How is conversion of float/double to int handled in printf?

Solution 1:

The printf function uses the format specifiers to figure out what to pop off the stack. So when it sees %d, it pops off 4 bytes and interprets them as an int, which is wrong (the binary representation of (float)3.0 is not the same as (int)3).

You'll need to either use the %f format specifiers or cast the arguments to int. If you're using a new enough version of gcc, then turning on stronger warnings catches this sort of error:

$ gcc -Wall -Werror test.c
cc1: warnings being treated as errors
test.c: In function ‘main’:
test.c:10: error: implicit declaration of function ‘printf’
test.c:10: error: incompatible implicit declaration of built-in function ‘printf’
test.c:10: error: format ‘%d’ expects type ‘int’, but argument 4 has type ‘double’
test.c:10: error: format ‘%d’ expects type ‘int’, but argument 5 has type ‘double’
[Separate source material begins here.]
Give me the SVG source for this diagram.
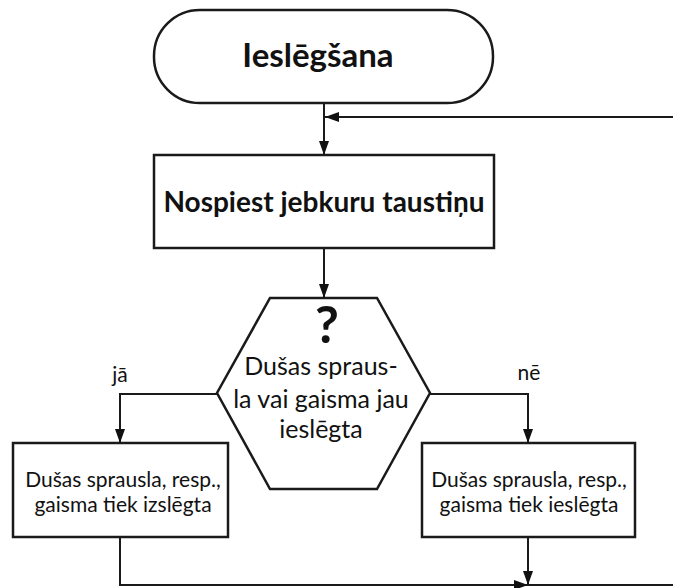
<svg xmlns="http://www.w3.org/2000/svg" width="673" height="588" viewBox="0 0 673 588">
<defs>
<marker id="arr" viewBox="0 0 14 10" refX="14" refY="5" markerWidth="14" markerHeight="10" markerUnits="userSpaceOnUse" orient="auto">
<path d="M0,0 L14,5 L0,10 Z" fill="#111"/>
</marker>
<style>
.shape{fill:#fff;stroke:#1a1a1a;stroke-width:2.5}
.line{fill:none;stroke:#1a1a1a;stroke-width:2}
.t{font-family:"Lato","Liberation Sans",sans-serif;fill:#111;text-anchor:middle}
.b{font-weight:bold}
.n{font-size:21px}
.h{font-size:25px}
</style>
</defs>
<g id="connectors">
<line class="line" x1="324" y1="103" x2="324" y2="155" marker-end="url(#arr)"/>
<line class="line" x1="673" y1="117" x2="325" y2="117" marker-end="url(#arr)"/>
<line class="line" x1="324" y1="248" x2="324" y2="298" marker-end="url(#arr)"/>
<polyline class="line" points="217,394 120,394 120,443" marker-end="url(#arr)"/>
<polyline class="line" points="430,394 528,394 528,443" marker-end="url(#arr)"/>
<polyline class="line" points="120,537 120,585 528,585" marker-end="url(#arr)"/>
<line class="line" x1="528" y1="537" x2="528" y2="585" marker-end="url(#arr)"/>
<line class="line" x1="528" y1="585" x2="673" y2="585"/>
<text class="t n" x="120" y="382">jā</text>
<text class="t n" x="529" y="380">nē</text>
</g>
<g id="start">
<rect class="shape" x="154" y="10" width="339" height="93" rx="46" ry="46"/>
<text class="t b" x="318" y="67" font-size="33">Ieslēgšana</text>
</g>
<g id="press">
<rect class="shape" x="154" y="155" width="340" height="93"/>
<text class="t b" x="324" y="212" font-size="28">Nospiest jebkuru taustiņu</text>
</g>
<g id="decision">
<polygon class="shape" points="270,298 377,298 430,393 377,489 270,489 217,393"/>
<text class="t b" x="327" y="343" font-size="52">?</text>
<text class="t h" x="321" y="375">Dušas spraus-</text>
<text class="t h" x="321" y="408">la vai gaisma jau</text>
<text class="t h" x="321" y="438">ieslēgta</text>
</g>
<g id="off">
<rect class="shape" x="13" y="443" width="215" height="94"/>
<text class="t n" x="123" y="487">Dušas sprausla, resp.,</text>
<text class="t n" x="123" y="512">gaisma tiek izslēgta</text>
</g>
<g id="on">
<rect class="shape" x="422" y="443" width="213" height="94"/>
<text class="t n" x="529" y="487">Dušas sprausla, resp.,</text>
<text class="t n" x="529" y="512">gaisma tiek ieslēgta</text>
</g>
</svg>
Response to the edited part of the question:

C's integer promotion rules say that all types smaller than int get promoted to int when passed as a vararg. So in your case, the 'd' is getting promoted to an int, then printf is popping off an int and casting to a char. The best reference I could find for this behavior was this blog entry.

Solution 2:

There's no such thing as "casting to int in printf". printf does not do and cannot do any casting. Inconsistent format specifier leads to undefined behavior.

In practice printf simply receives the raw data and reinterprets it as the type implied by the format specifier. If you pass it a double value and specify an int format specifier (like %d), printf will take that double value and blindly reinterpret it an an int. The results will be completely unpredictable (which is why doing this formally causes undefined behavior in C).

Solution 3:

Jack's answer explains how to fix your problem. I'm going to explain why you're getting your unexpected results. Your code is equivalent to:

float f = 11.22;
double d = 44.55;
int i,j,k,l;

i = (int) f;
j = (int) d;
k = *(int *) &f;         //cast float to int
l = *(int *) &d;         //cast double to int

printf("i = %d, j = %d, f = %d, d = %d", i,j,k,l);

The reason is that f and d are passed to printf as values, and then these values are interpreted as ints. This doesn't change the binary value, so the number displayed is the binary representation of a float or a double. The actual cast from float to int is much more complex in the generated assembly.

Solution 4:

Because you are not using the float format specifier, try with:

printf("i = %d, j = %d, f = %f, d = %f", i,j,f,d);

Otherwise, if you want 4 ints you have to cast them before passing the argument to printf:

printf("i = %d, j = %d, f = %d, d = %d", i,j,(int)f,(int)d);

Solution 5:

The reason your follow-up code works is because the character constant is promoted to an int before it is pushed onto the stack. So printf pops off 4 bytes for %c and for %d. In fact, character constants are of type int, not type char. C is strange that way.